The U.S. Department of Education's Office of Civil Rights has recently opened an investigation into Harvard University over claims of antisemitic incidents on campus.
The OCR opened a Title VI Shared Ancestry Investigation into the Massachusetts-based Ivy League school on Tuesday, along with a similar investigation into the New York City Department of Education.
This type of investigation is centered on Title VI of the Civil Rights Act of 1964, which bans discrimination based on race or national origin, including harassment based on a person's shared ancestry or ethnicity.
Harvard and the NYC Education Department are included on a list of current investigations, with other recently opened investigations involving claims of bigotry on the campuses of the University of Tampa in Florida, Columbia University in New York, Cornell University of New York, Lafayette College of Pennsylvania, Wellesley College of Massachusetts, the University of Pennsylvania and The Cooper Union for the Advancement of Science and Art of New York.
"The inclusion of an institution on this list does not mean that the institution violated a federal anti-discrimination statute; rather, it means that a complaint was filed with OCR and the agency determined the complaint should be opened for investigation, or the agency has opened a compliance review," an Education Department disclaimer reads.
Harvard spokesperson Jason A. Newton said in a statement that the university supports "the work of the Office of Civil Rights to ensure students' rights to access educational programs are safeguarded and will work with the office to address their questions."
There has been a reported increase in antisemitic sentiment following the start of the Israel-Hamas war, which was sparked by the terrorist group's Oct. 7 attack on Southern Israel that killed 1,200 people. More than 240 people were taken hostage.

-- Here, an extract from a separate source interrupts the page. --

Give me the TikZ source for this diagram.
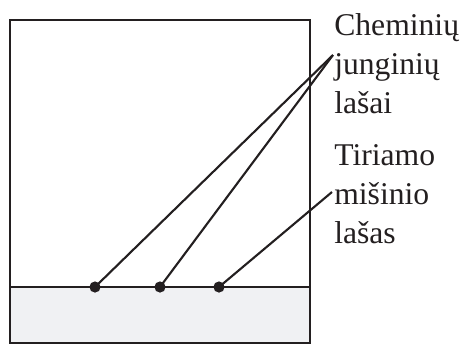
\documentclass[tikz,border=0pt]{standalone}
\usepackage{fontspec}
\setmainfont{Liberation Serif}
\usetikzlibrary{positioning}
\definecolor{gris}{HTML}{F0F1F3}
\definecolor{tinta}{HTML}{231F20}
\begin{document}
\begin{tikzpicture}[x=0.025cm,y=-0.025cm,
        caja/.style={draw=tinta,line width=1.6pt},
        gota/.style={circle,fill=tinta,inner sep=0pt,minimum size=0.28cm},
        f/.style={tinta,line width=1.5pt},
        t/.style={anchor=base west,align=left,inner sep=0pt,font=\fontsize{22.5}{27.5}\selectfont,text=tinta}]
        \useasboundingbox (0,0) rectangle (467,345);
        \fill[gris] (10,287) rectangle (310,343);
        \draw[caja] (10,20) rectangle (310,343);
        \draw[caja] (10,287) -- (310,287);
        \node[gota] (g1) at (95,287) {};
        \node[gota] (g2) at (160,287) {};
        \node[gota] (g3) at (219,287) {};
        \node[t] (jung) at (334,113) {Cheminių\\junginių\\lašai};
        \node[t] (mis) at (334,243) {Tiriamo\\mišinio\\lašas};
        \coordinate (pj) at (333,55);
        \coordinate (pm) at (332,192);
        \draw[f] (g1.center) -- (pj); \draw[f] (g2.center) -- (pj);
        \draw[f] (g3.center) -- (pm);
      \end{tikzpicture}
\end{document}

In response, Israel launched retaliatory airstrikes and a ground offensive in Gaza, seeking to eradicate Hamas, which has controlled Gaza since 2007, and secure the release of hostages. The Hamas-run Gaza Health Ministry claims about 15,000 people have died in Gaza since the start of the war.
In response to Israel's offensive, there have been many large-scale protests across the globe.
Shortly after the Hamas attack, the Harvard Palestine Solidarity Groups released a letter co-signed by over 30 student organizations that blamed Israel for the outbreak of violence and refused to condemn the Islamic terrorist group's actions.
Following extensive backlash to the letter, multiple student groups that had originally signed onto the letter — among them Amnesty International at Harvard, Harvard College Act on a Dream, the Harvard Undergraduate Nepali Student Association — withdrew their signatures.
A spokesperson for Act on a Dream claimed that its board members were unaware that their organization had signed the letter and that it did not reflect their views on the conflict.
"As an organization, we want to express our empathy and solidarity for all the victims who have been affected by the violence in the region," AOD said in a statement.
While Harvard leadership released a statement denouncing Hamas' actions, former Harvard President Larry Summers argued that the statement was "delayed" and "fails to meet the needs of the moment."
"Why can't we find anything approaching the moral clarity of Harvard statements after George Floyd's death or Russia's invasion of Ukraine when terrorists kill, rape and take hostage hundreds of Israelis attending a music festival?" he tweeted.
"Why can't we give reassurance that the University stands squarely against Hamas terror to frightened students when 35 groups of their fellow students appear to be blaming all the violence on Israel?"
On Nov. 7, one month after the war between Israel and Hamas began, the OCR sent out a "Dear Colleague" letter to schools reminding them of their "federal legal obligations to ensure nondiscriminatory environments" in response to "an alarming rise in disturbing antisemitic incidents and threats to Jewish, Israeli, Muslim, Arab, and Palestinian students on college campuses and in P-12 schools."
"It is your legal obligation under Title VI to address prohibited discrimination against students and others on your campus — including those who are or are perceived to be Jewish, Israeli, Muslim, Arab, or Palestinian," continued the letter.
"All students, including students who are or are perceived to be Jewish, Israeli, Muslim, Arab, or Palestinian, as well as students who come from, or are perceived to come from, all regions of the world, are entitled to a school environment free from discrimination based on race, color, or national origin."